Google Earth Engine Gives Educational GiFs

Now Google users can spy on how the coastline of Dubai, Brazilian rainforest or Las Vegas urban landscape has change in the last 28 years with Google Earth Engine.

Google went through more than 2 million pictures, or 90 terabytes of data, from Landsat (a joint mission between the USGS and NASA) to find images for every place on Earth without clouds to obscure the view, according to the official Google blog. The search engine then pieced them together to create a giant image for each year.  

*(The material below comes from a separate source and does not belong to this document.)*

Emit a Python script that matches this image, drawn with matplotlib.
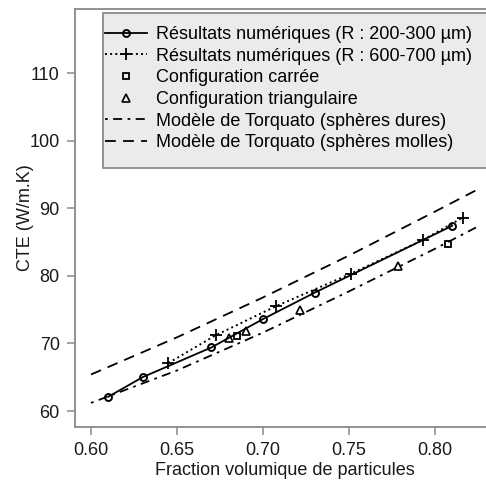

"As the final step, we worked with the CREATE Lab at Carnegie Mellon University, recipients of a Google Focused Research Award, to convert these annual Earth images into a seamless, browsable HTML5 animation," Rebecca Moore engineering manager at Google Earth Engine & Earth Outreach.
 
Using Time's new Timelapse project, users can also see several timelapsed maps including the emergence of the Palm Islands of Dubai, the retreat of Alaska's Columbia glacier and the disappearance of Brazilian rainforest.
 
Many may view these timelapsed maps, or GiFs, strictly as amusement, but the images are meant to cause users to think. All four freely shareable GiFs tackle an issue: urban sprawl, deforestation, coastline exploitation and the disappearance of glaciers/global warming. This project seems to be educating the public on hotly debated environmental issues rather than just giving Google users a way to waste a few minutes.